• INSTRUCTION
Each line that holds the word "seaborn" counts once; give the total number of such lines and nothing else.

(Plotting code records)
** start **

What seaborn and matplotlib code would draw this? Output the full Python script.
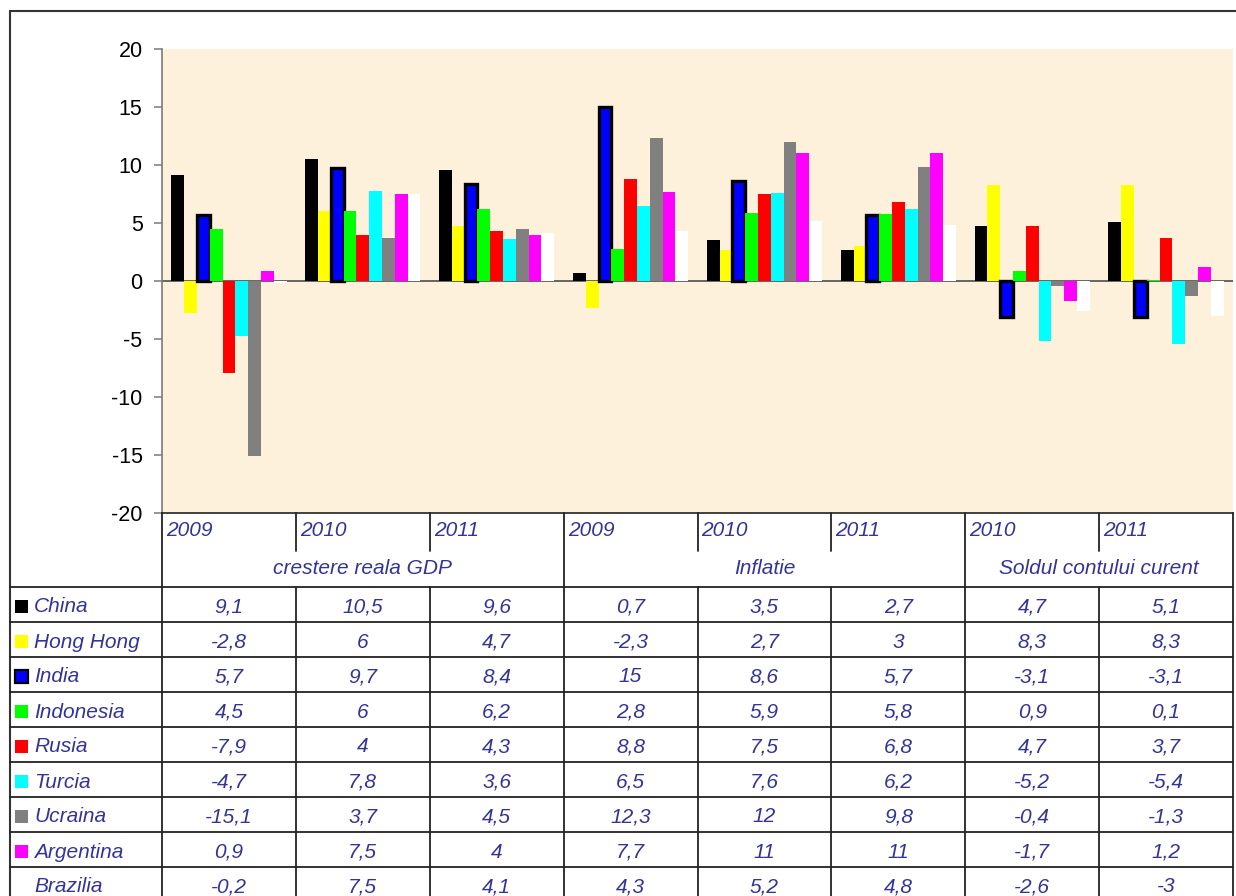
import numpy as np
import pandas as pd
import matplotlib
matplotlib.use("Agg")
import matplotlib.pyplot as plt
from matplotlib.patches import Rectangle
import seaborn as sns

# ---------------- data ----------------
countries = ["China", "Hong Hong", "India", "Indonesia", "Rusia", "Turcia",
             "Ucraina", "Argentina", "Brazilia"]
colors = ["#000000", "#FFFF00", "#0000FF", "#00FF00", "#FF0000", "#00FFFF",
          "#808080", "#FF00FF", "#FFFFFF"]
indicators = ["crestere reala GDP", "Inflatie", "Soldul contului curent"]
years = [["2009", "2010", "2011"], ["2009", "2010", "2011"], ["2010", "2011"]]

china = [9.1, 10.5, 9.6, 0.7, 3.5, 2.7, 4.7, 5.1]
hong_kong = [-2.8, 6, 4.7, -2.3, 2.7, 3, 8.3, 8.3]
india = [5.7, 9.7, 8.4, 15, 8.6, 5.7, -3.1, -3.1]
indonesia = [4.5, 6, 6.2, 2.8, 5.9, 5.8, 0.9, 0.1]
rusia = [-7.9, 4, 4.3, 8.8, 7.5, 6.8, 4.7, 3.7]
turcia = [-4.7, 7.8, 3.6, 6.5, 7.6, 6.2, -5.2, -5.4]
ucraina = [-15.1, 3.7, 4.5, 12.3, 12, 9.8, -0.4, -1.3]
argentina = [0.9, 7.5, 4, 7.7, 11, 11, -1.7, 1.2]
brazilia = [-0.2, 7.5, 4.1, 4.3, 5.2, 4.8, -2.6, -3]

series = [china, hong_kong, india, indonesia, rusia, turcia, ucraina,
          argentina, brazilia]
y_ticks = [-20, -15, -10, -5, 0, 5, 10, 15, 20]

cols = [f"{ind}|{yr}" for ind, yrs in zip(indicators, years) for yr in yrs]
rows = []
for c, vals in zip(countries, series):
    for col, v in zip(cols, vals):
        rows.append({"col": col, "country": c, "val": v})
df = pd.DataFrame(rows)

# ---------------- figure ----------------
sns.set_style("white")
plt.rcParams["font.family"] = ["Liberation Sans", "DejaVu Sans"]

W, H = 1236, 896
fig = plt.figure(figsize=(W / 100, H / 100), dpi=100)
fig.patch.set_facecolor("white")

PL, PR, PT, PB = 162, 1233, 49, 513
ax = fig.add_axes([PL / W, 1 - PB / H, (PR - PL) / W, (PB - PT) / H])
ax.set_facecolor("#FDF1DC")

sns.barplot(data=df, x="col", y="val", hue="country", order=cols,
            hue_order=countries, palette=colors, width=0.86, saturation=1,
            linewidth=0, errorbar=None, legend=False, ax=ax)

for p in ax.containers[countries.index("India")]:
    p.set_edgecolor("black")
    p.set_linewidth(2.4)

ax.axhline(0, color="#5a5a5a", lw=1.3, zorder=0.9)
ax.set_xlim(-0.5, len(cols) - 0.5)
ax.set_ylim(-20, 20)
ax.set_yticks(y_ticks)
ax.set_yticklabels([str(t) for t in y_ticks])
ax.set_xticks([])
ax.set_xlabel("")
ax.set_ylabel("")
for s in ["top", "right"]:
    ax.spines[s].set_visible(False)
ax.spines["left"].set_color("#7a7a7a")
ax.spines["left"].set_linewidth(1.2)
ax.spines["bottom"].set_color("#333333")
ax.spines["bottom"].set_linewidth(1.3)
ax.tick_params(axis="y", length=6, width=1.1, color="#7a7a7a",
               labelsize=15.5, labelcolor="black", pad=8, left=True)

# ---------------- table overlay ----------------
ov = fig.add_axes([0, 0, 1, 1], zorder=5)
ov.set_xlim(0, W)
ov.set_ylim(H, 0)
ov.axis("off")
ov.patch.set_alpha(0)

txt_col = "#333399"
line_col = "#222222"
lw = 1.3
xs = np.linspace(PL, PR, len(cols) + 1)
group_idx = [0, 3, 6, 8]
hdr_split = 551
row_top = 587
row_h = 35

# outer frame
ov.plot([10, W], [11, 11], color="#333333", lw=1.5)
ov.plot([10, 10], [11, H], color="#333333", lw=1.5)

for i, x in enumerate(xs):
    if i in group_idx:
        ov.plot([x, x], [PB, H], color=line_col, lw=lw)
    else:
        ov.plot([x, x], [PB, hdr_split], color=line_col, lw=lw)
        ov.plot([x, x], [row_top, H], color=line_col, lw=lw)

for k in range(len(countries)):
    y = row_top + k * row_h
    ov.plot([10, PR], [y, y], color=line_col, lw=lw)

# year headers
for j, col in enumerate(cols):
    yr = col.split("|")[1]
    ov.text(xs[j] + 4, 531, yr, ha="left", va="center", fontsize=15,
            style="italic", color=txt_col)

# indicator headers
for g, ind in enumerate(indicators):
    xc = (xs[group_idx[g]] + xs[group_idx[g + 1]]) / 2
    ov.text(xc, 569, ind, ha="center", va="center", fontsize=15,
            style="italic", color=txt_col)

# rows
for k, (c, colr, vals) in enumerate(zip(countries, colors, series)):
    yc = row_top + k * row_h + row_h / 2 + 2.5
    ec = "black" if c == "India" else colr
    ov.add_patch(Rectangle((15, yc - 7), 13, 13, facecolor=colr,
                           edgecolor=ec, lw=1.6 if c == "India" else 0))
    ov.text(34, yc, c, ha="left", va="center", fontsize=15,
            style="italic", color=txt_col)
    for j, v in enumerate(vals):
        lab = f"{v:g}".replace(".", ",")
        ov.text((xs[j] + xs[j + 1]) / 2, yc, lab, ha="center", va="center",
                fontsize=15, style="italic", color=txt_col)

fig.savefig("out.png", dpi=100, facecolor="white")
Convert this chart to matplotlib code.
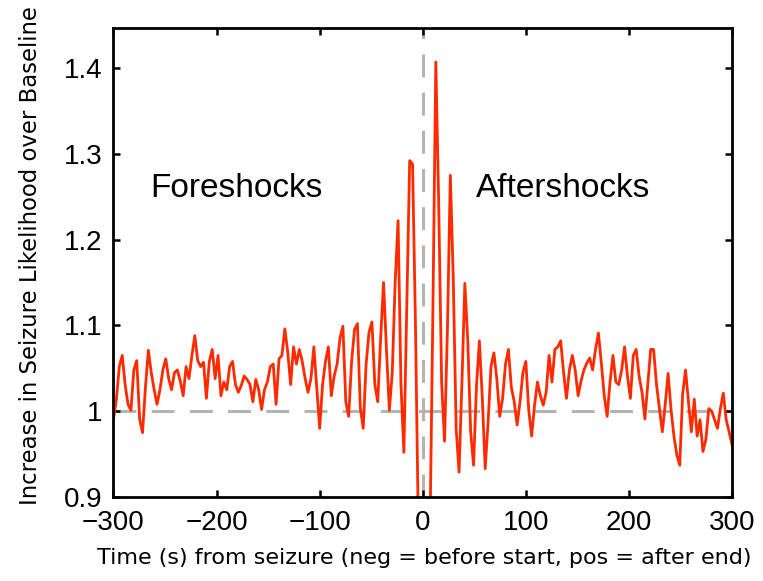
import numpy as np
import matplotlib
matplotlib.use("Agg")
import matplotlib.pyplot as plt

# Seizure likelihood relative to baseline, ~2.8 s bins from -300 s to +300 s
likelihood = [
    0.991, 1.014, 1.052, 1.065, 1.031, 1.008, 1.001, 1.048, 1.059, 0.991,
    0.975, 1.028, 1.071, 1.045, 1.025, 1.008, 1.025, 1.048, 1.061, 1.038,
    1.025, 1.045, 1.048, 1.035, 1.018, 1.052, 1.038, 1.065, 1.088, 1.059,
    1.052, 1.057, 1.015, 1.058, 1.072, 1.038, 1.065, 1.018, 1.034, 1.025,
    1.052, 1.058, 1.031, 1.022, 1.030, 1.041, 1.037, 1.031, 1.011, 1.037,
    1.025, 1.002, 1.025, 1.034, 1.052, 1.055, 1.008, 1.061, 1.065, 1.096,
    1.069, 1.031, 1.075, 1.055, 1.072, 1.058, 1.038, 1.022, 1.038, 1.075,
    1.028, 0.980, 1.031, 1.058, 1.075, 1.018, 1.041, 1.055, 1.085, 1.099,
    1.011, 0.994, 1.058, 1.095, 1.102, 1.004, 0.980, 1.055, 1.092, 1.104,
    1.031, 1.011, 1.085, 1.150, 1.072, 1.001, 1.045, 1.150, 1.222, 1.031,
    0.952, 1.120, 1.292, 1.288, 1.099, 0.860, 0.820, 0.800, 0.820, 0.860,
    1.119, 1.407, 1.241, 1.034, 0.965, 1.095, 1.275, 1.156, 0.980, 0.929,
    1.034, 1.149, 1.082, 0.976, 0.937, 1.029, 1.082, 1.016, 0.933, 0.987,
    1.052, 1.068, 1.038, 0.994, 1.015, 1.055, 1.072, 1.028, 1.011, 0.984,
    1.011, 1.045, 1.058, 1.001, 0.971, 1.007, 1.034, 1.018, 1.007, 1.022,
    1.065, 1.034, 1.072, 1.075, 1.082, 1.045, 1.015, 1.048, 1.065, 1.048,
    1.018, 1.035, 1.048, 1.056, 1.062, 1.048, 1.072, 1.091, 1.056, 1.018,
    0.994, 1.034, 1.065, 1.034, 1.031, 1.048, 1.075, 1.041, 1.015, 1.065,
    1.072, 1.041, 1.022, 0.991, 1.031, 1.072, 1.072, 1.031, 1.004, 0.976,
    1.008, 1.044, 1.002, 0.971, 0.949, 0.937, 1.020, 1.048, 1.011, 0.976,
    1.014, 0.971, 0.990, 0.953, 0.967, 1.003, 1.000, 0.990, 0.980, 1.003,
    1.021, 0.990, 0.976, 0.961,
]
time_s = np.linspace(-300, 300, len(likelihood))

x_ticks = [-300, -200, -100, 0, 100, 200, 300]
y_ticks = [0.9, 1.0, 1.1, 1.2, 1.3, 1.4]
y_tick_labels = ["0.9", "1", "1.1", "1.2", "1.3", "1.4"]
baseline = 1.0
seizure_time = 0.0

W, H = 763, 581
fig = plt.figure(figsize=(W / 100, H / 100), dpi=100)
ax = fig.add_axes([113.5 / W, 1 - 497 / H, (732 - 113.5) / W, (497 - 28) / H])

grey = "#b4b4b4"
ax.axhline(baseline, color=grey, lw=2.2, dashes=(7.5, 5), zorder=1)
ax.axvline(seizure_time, color=grey, lw=2.2, dashes=(7.5, 5), zorder=1)
ax.plot(time_s, likelihood, color="#ff2a00", lw=2.0, zorder=2)

ax.set_xlim(-300, 300)
ax.set_ylim(0.9, 1.4466)
ax.set_xticks(x_ticks)
ax.set_xticklabels([f"{v:d}".replace("-", "\u2212") for v in x_ticks])
ax.set_yticks(y_ticks)
ax.set_yticklabels(y_tick_labels)

tick_font = "Liberation Sans"
for lab in ax.get_xticklabels() + ax.get_yticklabels():
    lab.set_fontfamily(tick_font)
    lab.set_fontsize(20)
ax.tick_params(direction="in", length=5, width=1.8, top=True, right=True)
ax.tick_params(axis="x", pad=9)
ax.tick_params(axis="y", pad=8)
for s in ax.spines.values():
    s.set_linewidth(2.0)

ax.text(-264.5, 1.259, "Foreshocks", fontsize=24, family=tick_font,
        ha="left", va="center")
ax.text(51.5, 1.259, "Aftershocks", fontsize=24, family=tick_font,
        ha="left", va="center")

fig.text(424 / W, 1 - 558 / H,
         "Time (s) from seizure (neg = before start, pos = after end)",
         fontsize=16.0, family="DejaVu Sans", ha="center", va="center")
fig.text(31 / W, 1 - 256 / H,
         "Increase in Seizure Likelihood over Baseline",
         fontsize=16.4, family="DejaVu Sans", ha="center", va="center",
         rotation=90)

fig.savefig("out.png", dpi=100)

** end **

• COMPLETE OUTPUT
2